Why is understanding the linkages between land use and transport so important for transport and planning professionals?
Transport is a primarily a derived demand, we travel in order to get to a destination, to undertake an activity and to carry goods. Land use is a key determinant of the need, when, how, and where to travel.
So learning how to influence land use and develop integrated transport plans means you will become one of the critical few transport and planning professionals who have this knowledge and know what an be done.
Land use planning is key to liveable communities. Influencing the location, density, mix and planning of land use, can enable a more efficient design of the transport system.
We can reduce the need, cost and risk of travel and provide flexibility to meet the demands of a changing economy.
Australia’s economy is concentrated in a few major coastal cities.

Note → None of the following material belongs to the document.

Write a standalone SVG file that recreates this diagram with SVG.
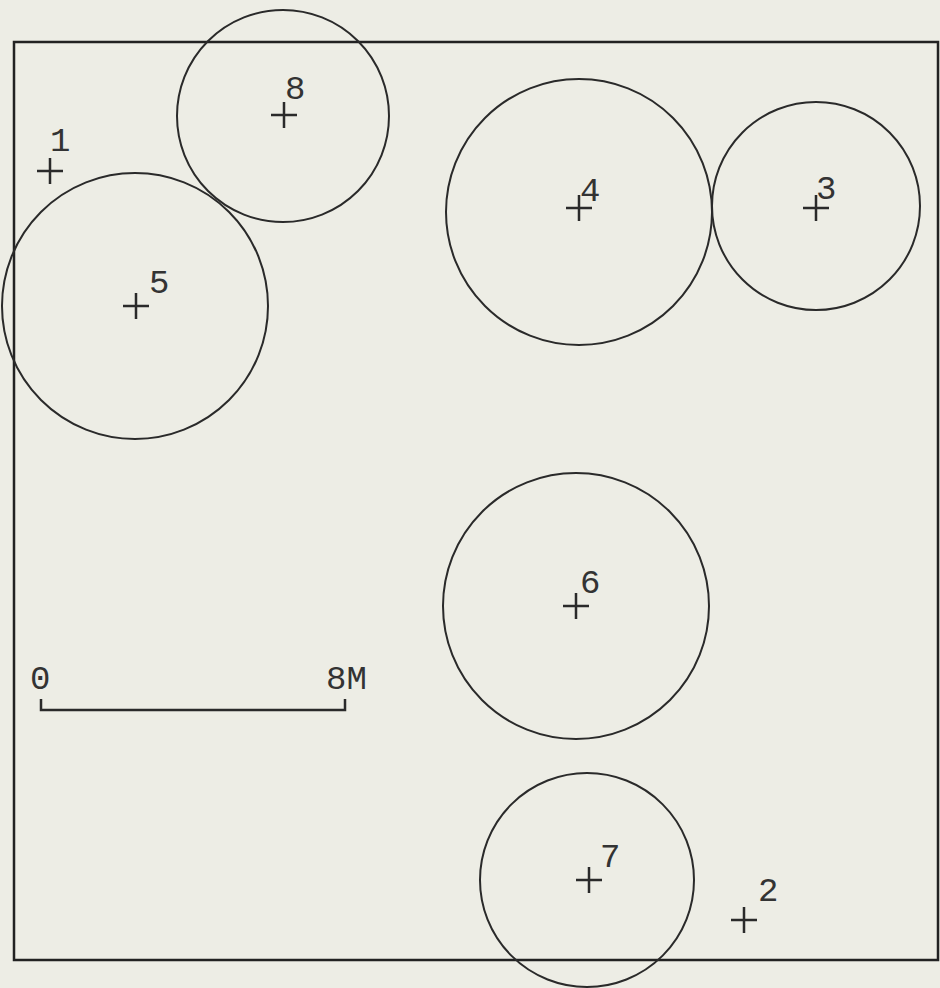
<svg xmlns="http://www.w3.org/2000/svg" width="940" height="988" viewBox="0 0 940 988">
<style>
.c{fill:none;stroke:#2a2a2a;stroke-width:2}
.x{stroke:#2a2a2a;stroke-width:2.5;fill:none}
.t{font-family:"Liberation Mono","DejaVu Sans Mono",monospace;font-size:34px;fill:#333}
</style>
<rect x="0" y="0" width="940" height="988" fill="#edede5"/>
<rect id="frame" x="14" y="42" width="924" height="918" fill="none" stroke="#222" stroke-width="2.5"/>
<g id="p1"><path class="x" d="M37 171h26M50 158v26"/><text class="t" x="50" y="151">1</text></g>
<g id="p8"><circle class="c" cx="283" cy="116" r="106"/><path class="x" d="M271 115h26M284 102v26"/><text class="t" x="285" y="99">8</text></g>
<g id="p5"><circle class="c" cx="135" cy="306" r="133"/><path class="x" d="M123 306h26M136 293v26"/><text class="t" x="149" y="293">5</text></g>
<g id="p4"><circle class="c" cx="579" cy="212" r="133"/><path class="x" d="M566 208h26M579 195v26"/><text class="t" x="580" y="201">4</text></g>
<g id="p3"><circle class="c" cx="816" cy="206" r="104"/><path class="x" d="M803 208h26M816 195v26"/><text class="t" x="816" y="199">3</text></g>
<g id="p6"><circle class="c" cx="576" cy="606" r="133"/><path class="x" d="M563 606h26M576 593v26"/><text class="t" x="580" y="593">6</text></g>
<g id="p7"><circle class="c" cx="587" cy="880" r="107"/><path class="x" d="M576 880h26M589 867v26"/><text class="t" x="600" y="867">7</text></g>
<g id="p2"><path class="x" d="M731 920h26M744 907v26"/><text class="t" x="758" y="901">2</text></g>
<g id="scale"><path class="x" d="M41 699v11h304v-11"/><text class="t" x="30" y="689">0</text><text class="t" x="326" y="689">8M</text></g>
</svg>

Transport is a critical enabler of economic activity.
A number of concepts have been developed as a new approach to urban development that embraces, but does not rely on, car transport, including new urbanism, transit oriented development, and smart growth.
These all require a balanced approach, through higher density housing in mixed use centres and designing communities that enable quality public transport to gain mode share.
Key features of quality public transport are:
- frequent and reliable services and predictable journey times
- providing good access to major destinations
- comfortable travel and interchanging
- reasonable fares for integrated services.
Land use design principles that support cost-effective public transport:
- increased density of housing
- comfortable, safe walking distance to quality services
- mix of land uses for shorter trips to local services
- locate employment within key centres to minimise travel
- transfer points in major centres.
Some land use planning challenges for public transport in modern Australian cities include:
- land use designed around car access, with indirect routes and cul-de-sacs
- dispersed, low density settlement pattern, makes it difficult to cost-effectively service with public transport
- limited priority for pedestrians, and all public transport trips involve walk trips
- roads designed for cars, buses are an afterthought
- parking spaces well supplied
- public transport services slower than driving
- how to fund mixed use development – value capture.
Integrated planning of land use and transport can help addressing theses challenges. Car parking policy is a key area that needs to be addressed once a quality public transport service is provided – designing and regulating the appropriate level of on-street and off street parking supply and providing park and ride facilities at the periphery of the public transport system.
Public transport requires consolidated trip ends to so it can offer a effective transport system. Land use planning is key to being able to achieve this.